▶ Your objective
Look at the data below and print exactly the lines from its first line through the line with "import pandas as pd"; the pictures stay out of the copy.
-=-=-
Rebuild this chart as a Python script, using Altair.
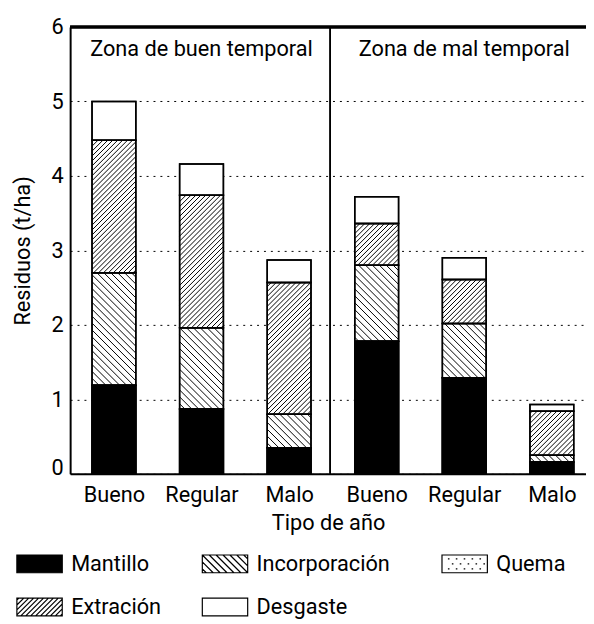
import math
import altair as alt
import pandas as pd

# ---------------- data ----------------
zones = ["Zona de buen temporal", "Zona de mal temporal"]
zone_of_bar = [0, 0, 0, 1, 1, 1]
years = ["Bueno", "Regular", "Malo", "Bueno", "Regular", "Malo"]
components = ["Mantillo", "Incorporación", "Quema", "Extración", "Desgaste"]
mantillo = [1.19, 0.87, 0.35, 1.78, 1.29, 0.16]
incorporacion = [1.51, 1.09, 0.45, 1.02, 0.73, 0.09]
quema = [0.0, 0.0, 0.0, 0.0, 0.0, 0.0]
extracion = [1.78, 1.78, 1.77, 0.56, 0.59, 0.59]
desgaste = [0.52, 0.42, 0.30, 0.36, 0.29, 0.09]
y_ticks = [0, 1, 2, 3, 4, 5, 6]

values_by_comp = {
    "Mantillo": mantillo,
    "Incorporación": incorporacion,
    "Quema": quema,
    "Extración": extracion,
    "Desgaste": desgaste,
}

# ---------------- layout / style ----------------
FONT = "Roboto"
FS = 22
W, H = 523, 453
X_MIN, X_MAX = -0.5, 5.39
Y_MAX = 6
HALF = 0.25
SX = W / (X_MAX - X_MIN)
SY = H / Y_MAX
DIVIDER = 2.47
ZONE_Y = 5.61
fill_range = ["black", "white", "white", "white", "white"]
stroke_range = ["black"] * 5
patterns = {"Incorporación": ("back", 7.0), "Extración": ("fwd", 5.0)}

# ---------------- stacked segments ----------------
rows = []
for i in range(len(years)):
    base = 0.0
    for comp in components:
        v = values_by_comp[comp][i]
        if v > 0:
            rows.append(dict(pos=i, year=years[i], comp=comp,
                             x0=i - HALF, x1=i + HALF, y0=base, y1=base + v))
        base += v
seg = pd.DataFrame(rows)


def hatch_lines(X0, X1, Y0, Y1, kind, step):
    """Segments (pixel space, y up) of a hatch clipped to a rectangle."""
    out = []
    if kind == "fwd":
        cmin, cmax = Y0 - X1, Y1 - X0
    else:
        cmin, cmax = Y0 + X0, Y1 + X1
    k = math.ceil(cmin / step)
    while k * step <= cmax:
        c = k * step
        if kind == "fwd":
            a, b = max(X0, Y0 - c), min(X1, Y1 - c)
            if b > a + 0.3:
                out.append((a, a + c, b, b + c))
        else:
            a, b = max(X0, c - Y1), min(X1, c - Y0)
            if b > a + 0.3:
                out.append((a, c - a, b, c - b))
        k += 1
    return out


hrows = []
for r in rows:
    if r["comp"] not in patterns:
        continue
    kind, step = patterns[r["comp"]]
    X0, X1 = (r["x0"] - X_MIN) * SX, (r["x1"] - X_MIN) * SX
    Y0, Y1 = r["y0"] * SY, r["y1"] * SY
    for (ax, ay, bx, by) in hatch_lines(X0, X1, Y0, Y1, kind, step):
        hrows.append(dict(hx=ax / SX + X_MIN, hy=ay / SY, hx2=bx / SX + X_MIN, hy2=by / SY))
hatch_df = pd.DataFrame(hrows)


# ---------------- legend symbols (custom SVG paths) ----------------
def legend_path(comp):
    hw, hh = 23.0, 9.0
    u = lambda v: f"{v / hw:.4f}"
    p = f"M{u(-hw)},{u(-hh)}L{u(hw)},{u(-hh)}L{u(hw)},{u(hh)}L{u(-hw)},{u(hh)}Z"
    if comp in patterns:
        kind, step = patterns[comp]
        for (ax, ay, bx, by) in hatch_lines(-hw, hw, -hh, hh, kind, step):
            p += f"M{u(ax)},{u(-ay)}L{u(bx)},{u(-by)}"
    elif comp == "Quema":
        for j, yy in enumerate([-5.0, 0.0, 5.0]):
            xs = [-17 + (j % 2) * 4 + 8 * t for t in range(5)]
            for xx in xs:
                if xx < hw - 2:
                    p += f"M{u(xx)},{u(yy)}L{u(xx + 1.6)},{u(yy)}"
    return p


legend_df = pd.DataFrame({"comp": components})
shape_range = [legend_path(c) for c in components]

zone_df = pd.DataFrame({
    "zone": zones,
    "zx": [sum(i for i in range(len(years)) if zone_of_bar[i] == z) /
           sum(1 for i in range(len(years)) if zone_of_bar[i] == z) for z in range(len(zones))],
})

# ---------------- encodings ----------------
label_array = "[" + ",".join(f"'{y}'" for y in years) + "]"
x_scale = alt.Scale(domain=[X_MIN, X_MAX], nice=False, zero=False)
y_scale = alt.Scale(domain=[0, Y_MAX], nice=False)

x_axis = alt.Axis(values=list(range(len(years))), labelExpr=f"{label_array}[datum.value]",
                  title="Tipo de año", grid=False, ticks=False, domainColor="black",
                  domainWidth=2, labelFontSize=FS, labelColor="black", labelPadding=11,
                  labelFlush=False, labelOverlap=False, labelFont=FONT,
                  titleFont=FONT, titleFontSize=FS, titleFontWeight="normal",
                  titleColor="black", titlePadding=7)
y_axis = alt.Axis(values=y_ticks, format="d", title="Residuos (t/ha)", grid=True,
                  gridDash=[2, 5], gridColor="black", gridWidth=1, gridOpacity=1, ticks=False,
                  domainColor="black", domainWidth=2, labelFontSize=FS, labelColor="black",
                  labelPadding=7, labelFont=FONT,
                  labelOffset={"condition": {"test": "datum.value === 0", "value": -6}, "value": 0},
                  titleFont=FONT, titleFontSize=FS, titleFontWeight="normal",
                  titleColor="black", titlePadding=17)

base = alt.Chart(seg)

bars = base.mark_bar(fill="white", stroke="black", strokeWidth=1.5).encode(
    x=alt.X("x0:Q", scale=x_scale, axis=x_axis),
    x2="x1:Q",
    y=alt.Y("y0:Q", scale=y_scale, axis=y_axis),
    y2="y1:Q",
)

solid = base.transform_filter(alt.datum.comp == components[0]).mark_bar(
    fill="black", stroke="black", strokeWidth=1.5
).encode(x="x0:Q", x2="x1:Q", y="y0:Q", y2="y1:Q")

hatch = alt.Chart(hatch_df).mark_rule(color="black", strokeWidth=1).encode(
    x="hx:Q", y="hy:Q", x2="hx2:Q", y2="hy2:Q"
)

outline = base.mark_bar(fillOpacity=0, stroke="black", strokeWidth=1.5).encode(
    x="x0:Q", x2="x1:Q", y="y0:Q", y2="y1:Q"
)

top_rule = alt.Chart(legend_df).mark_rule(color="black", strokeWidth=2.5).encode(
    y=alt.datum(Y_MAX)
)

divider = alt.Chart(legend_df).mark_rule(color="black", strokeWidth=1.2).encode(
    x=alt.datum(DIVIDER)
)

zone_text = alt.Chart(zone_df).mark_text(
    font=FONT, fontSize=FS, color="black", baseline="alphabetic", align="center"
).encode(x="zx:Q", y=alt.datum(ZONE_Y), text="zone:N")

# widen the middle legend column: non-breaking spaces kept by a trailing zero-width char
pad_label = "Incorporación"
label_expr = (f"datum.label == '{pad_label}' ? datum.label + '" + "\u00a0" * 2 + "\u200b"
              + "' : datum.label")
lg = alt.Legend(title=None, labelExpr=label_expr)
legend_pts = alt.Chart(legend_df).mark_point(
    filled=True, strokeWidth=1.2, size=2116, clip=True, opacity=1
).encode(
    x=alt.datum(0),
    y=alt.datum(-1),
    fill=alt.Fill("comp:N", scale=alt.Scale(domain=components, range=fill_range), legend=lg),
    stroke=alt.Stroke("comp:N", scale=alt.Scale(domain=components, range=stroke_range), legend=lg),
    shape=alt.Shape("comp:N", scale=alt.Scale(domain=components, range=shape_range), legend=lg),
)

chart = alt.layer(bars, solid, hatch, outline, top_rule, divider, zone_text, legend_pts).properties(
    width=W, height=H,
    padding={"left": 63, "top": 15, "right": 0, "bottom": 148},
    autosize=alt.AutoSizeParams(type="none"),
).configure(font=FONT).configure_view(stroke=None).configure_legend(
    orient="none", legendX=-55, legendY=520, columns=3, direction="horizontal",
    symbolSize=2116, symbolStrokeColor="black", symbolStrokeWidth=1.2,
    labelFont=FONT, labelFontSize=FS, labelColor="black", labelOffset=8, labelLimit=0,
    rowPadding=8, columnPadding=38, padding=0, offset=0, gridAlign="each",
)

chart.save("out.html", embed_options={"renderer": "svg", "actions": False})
-=-=-
▶ Problem solution
Rebuild this chart as a Python script, using Altair.
import math
import altair as alt
import pandas as pd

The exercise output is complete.